--- START ---
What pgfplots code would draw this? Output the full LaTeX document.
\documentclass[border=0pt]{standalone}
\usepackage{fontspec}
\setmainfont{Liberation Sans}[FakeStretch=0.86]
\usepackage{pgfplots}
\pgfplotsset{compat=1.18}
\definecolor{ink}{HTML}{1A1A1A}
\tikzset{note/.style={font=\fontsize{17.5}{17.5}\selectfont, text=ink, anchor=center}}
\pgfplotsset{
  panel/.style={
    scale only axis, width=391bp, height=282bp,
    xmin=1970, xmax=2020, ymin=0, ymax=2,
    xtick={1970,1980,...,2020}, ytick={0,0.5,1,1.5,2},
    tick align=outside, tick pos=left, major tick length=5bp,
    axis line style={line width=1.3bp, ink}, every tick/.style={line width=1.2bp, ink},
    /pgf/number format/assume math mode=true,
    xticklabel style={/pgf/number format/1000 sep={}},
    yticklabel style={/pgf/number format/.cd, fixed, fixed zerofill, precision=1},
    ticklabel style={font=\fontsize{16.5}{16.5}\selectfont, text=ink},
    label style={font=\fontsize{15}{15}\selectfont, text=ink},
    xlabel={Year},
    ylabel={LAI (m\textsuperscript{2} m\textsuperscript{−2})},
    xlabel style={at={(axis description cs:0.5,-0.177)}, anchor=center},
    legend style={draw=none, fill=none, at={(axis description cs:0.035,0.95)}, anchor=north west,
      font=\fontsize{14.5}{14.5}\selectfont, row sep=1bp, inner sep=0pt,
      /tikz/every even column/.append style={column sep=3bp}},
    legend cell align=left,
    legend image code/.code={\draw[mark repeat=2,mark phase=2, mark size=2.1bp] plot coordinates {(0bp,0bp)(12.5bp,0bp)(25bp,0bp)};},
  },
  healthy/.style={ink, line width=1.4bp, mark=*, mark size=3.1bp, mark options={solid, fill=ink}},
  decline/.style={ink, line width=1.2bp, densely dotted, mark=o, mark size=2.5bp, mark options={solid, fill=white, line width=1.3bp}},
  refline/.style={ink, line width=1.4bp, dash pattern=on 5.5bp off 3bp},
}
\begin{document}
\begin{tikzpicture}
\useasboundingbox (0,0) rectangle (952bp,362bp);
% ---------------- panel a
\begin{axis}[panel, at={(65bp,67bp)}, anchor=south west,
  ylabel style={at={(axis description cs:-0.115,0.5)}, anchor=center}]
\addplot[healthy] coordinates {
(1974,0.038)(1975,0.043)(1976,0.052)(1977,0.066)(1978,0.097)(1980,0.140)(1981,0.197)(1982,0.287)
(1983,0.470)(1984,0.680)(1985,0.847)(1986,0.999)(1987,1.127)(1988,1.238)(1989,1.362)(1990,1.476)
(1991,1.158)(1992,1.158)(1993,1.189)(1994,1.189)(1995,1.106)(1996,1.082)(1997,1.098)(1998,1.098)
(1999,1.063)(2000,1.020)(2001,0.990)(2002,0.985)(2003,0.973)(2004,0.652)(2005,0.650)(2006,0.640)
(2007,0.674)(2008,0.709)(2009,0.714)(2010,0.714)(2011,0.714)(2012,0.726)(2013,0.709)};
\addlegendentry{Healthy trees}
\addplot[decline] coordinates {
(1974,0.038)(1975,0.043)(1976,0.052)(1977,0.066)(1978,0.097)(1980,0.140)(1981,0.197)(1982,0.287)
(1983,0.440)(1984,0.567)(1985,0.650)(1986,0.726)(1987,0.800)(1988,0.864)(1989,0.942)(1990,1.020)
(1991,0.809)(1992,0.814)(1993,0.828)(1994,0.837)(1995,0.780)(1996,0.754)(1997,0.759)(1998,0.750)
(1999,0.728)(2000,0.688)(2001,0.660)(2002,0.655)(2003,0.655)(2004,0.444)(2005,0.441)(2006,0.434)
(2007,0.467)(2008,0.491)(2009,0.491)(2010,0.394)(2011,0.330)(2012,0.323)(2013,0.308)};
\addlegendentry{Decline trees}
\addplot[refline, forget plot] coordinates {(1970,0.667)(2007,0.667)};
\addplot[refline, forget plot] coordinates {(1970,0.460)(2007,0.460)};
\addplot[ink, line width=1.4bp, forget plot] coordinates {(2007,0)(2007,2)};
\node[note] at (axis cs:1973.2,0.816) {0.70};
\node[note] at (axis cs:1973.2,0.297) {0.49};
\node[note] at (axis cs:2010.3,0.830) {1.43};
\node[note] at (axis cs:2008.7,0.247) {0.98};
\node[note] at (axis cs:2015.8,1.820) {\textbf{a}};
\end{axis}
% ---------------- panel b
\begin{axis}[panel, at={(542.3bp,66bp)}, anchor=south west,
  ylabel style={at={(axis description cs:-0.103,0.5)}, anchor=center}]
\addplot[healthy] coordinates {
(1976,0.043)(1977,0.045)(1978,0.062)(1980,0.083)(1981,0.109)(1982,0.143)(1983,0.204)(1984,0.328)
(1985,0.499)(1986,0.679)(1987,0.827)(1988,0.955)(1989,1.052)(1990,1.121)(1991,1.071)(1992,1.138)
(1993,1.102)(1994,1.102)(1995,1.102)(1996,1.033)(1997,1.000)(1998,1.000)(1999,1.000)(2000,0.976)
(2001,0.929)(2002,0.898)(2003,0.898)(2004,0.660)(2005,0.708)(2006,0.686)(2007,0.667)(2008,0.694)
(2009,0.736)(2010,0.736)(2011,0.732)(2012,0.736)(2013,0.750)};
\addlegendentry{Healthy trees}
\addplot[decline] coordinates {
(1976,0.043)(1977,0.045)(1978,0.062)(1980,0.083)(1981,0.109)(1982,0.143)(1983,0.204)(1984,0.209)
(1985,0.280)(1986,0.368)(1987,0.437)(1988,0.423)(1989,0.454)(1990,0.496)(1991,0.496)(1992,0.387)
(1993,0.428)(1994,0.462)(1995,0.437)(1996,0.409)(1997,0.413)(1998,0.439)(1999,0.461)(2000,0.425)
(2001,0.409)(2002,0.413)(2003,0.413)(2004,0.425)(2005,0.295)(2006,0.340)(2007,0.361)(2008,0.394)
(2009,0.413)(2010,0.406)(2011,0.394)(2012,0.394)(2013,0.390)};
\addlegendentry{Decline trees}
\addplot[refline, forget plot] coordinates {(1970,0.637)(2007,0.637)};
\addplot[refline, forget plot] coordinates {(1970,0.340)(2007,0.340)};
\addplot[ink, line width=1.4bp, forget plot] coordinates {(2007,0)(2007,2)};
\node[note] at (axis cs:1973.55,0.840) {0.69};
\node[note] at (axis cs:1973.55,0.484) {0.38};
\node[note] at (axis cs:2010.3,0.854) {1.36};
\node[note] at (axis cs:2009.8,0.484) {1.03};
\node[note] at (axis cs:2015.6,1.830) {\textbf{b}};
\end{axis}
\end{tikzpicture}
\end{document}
--- END ---
--- START ---
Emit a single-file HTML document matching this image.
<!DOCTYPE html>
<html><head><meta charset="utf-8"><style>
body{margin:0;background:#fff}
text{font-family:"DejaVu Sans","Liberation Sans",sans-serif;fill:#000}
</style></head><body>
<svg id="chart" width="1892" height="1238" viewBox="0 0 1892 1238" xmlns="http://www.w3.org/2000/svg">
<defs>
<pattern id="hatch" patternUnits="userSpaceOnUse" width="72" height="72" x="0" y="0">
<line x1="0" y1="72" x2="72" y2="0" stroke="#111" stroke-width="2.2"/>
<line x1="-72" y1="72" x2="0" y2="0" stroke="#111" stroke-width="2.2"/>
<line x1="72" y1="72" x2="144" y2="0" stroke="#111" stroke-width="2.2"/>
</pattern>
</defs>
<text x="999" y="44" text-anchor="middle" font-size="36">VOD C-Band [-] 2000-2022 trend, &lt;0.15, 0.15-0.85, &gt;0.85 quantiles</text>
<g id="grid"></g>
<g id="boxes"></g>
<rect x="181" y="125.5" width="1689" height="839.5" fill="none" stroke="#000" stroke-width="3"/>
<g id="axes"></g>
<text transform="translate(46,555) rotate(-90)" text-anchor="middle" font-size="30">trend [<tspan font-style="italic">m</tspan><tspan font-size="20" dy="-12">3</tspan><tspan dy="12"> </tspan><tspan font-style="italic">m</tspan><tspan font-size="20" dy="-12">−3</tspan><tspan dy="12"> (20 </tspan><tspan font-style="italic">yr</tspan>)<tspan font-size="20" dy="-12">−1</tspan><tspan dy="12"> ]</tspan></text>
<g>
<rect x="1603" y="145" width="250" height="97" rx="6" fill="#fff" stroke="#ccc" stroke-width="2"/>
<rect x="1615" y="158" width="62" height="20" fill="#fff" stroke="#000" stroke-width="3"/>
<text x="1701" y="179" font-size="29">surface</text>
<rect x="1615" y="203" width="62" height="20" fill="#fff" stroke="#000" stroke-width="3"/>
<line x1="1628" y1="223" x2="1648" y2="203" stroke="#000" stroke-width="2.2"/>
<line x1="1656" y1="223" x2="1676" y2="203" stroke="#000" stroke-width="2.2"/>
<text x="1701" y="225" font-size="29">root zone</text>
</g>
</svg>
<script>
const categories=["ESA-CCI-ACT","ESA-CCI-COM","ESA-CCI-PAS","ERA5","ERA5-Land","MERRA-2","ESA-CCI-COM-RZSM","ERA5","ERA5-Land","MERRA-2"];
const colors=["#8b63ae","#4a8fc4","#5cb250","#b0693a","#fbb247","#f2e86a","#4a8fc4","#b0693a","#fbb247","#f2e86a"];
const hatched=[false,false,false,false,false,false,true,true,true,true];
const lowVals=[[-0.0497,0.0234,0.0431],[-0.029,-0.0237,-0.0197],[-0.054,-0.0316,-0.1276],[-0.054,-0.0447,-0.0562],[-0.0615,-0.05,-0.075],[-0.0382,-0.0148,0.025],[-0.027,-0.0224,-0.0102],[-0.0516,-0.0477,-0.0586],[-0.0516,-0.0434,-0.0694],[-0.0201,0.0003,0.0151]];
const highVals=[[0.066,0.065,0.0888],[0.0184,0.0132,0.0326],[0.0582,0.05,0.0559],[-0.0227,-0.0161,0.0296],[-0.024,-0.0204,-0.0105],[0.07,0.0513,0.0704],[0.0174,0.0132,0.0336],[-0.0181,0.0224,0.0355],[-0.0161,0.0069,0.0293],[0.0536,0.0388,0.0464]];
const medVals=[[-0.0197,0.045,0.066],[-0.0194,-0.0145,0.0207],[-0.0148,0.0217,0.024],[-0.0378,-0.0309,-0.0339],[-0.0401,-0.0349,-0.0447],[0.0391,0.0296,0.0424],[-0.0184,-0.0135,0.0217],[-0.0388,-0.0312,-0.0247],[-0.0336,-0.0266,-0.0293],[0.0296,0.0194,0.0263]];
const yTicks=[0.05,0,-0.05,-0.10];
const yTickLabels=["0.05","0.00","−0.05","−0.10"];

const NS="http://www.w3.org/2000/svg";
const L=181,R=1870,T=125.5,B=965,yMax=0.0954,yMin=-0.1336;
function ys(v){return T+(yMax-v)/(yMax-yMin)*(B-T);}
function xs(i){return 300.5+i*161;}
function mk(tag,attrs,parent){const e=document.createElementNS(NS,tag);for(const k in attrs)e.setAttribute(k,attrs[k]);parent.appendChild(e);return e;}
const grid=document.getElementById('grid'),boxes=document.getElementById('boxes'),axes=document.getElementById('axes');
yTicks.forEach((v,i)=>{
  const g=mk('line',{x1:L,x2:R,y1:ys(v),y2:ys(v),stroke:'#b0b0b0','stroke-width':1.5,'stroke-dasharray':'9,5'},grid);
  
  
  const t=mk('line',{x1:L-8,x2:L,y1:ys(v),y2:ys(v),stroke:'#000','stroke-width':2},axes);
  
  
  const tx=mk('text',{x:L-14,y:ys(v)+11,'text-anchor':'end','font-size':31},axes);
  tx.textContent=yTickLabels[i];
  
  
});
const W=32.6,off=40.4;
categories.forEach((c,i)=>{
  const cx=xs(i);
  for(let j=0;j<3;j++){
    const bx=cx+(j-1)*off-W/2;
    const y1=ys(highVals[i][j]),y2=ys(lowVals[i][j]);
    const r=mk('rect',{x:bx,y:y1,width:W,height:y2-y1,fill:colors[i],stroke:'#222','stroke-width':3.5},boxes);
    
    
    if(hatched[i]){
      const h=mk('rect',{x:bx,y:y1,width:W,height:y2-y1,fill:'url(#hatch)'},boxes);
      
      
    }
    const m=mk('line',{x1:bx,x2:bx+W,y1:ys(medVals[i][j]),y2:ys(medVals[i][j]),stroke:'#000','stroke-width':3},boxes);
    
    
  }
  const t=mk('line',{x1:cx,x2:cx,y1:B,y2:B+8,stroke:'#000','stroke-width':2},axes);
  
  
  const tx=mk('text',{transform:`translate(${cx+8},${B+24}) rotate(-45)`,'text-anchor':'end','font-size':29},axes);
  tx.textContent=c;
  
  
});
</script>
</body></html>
--- END ---
* _TASK STATEMENT_: Keep only the lines that hold the string "code", and copy them out.

* _OUTPUT FOR THIS EXERCISE_:
What pgfplots code would draw this? Output the full LaTeX document.
    legend image code/.code={\draw[mark repeat=2,mark phase=2, mark size=2.1bp] plot coordinates {(0bp,0bp)(12.5bp,0bp)(25bp,0bp)};},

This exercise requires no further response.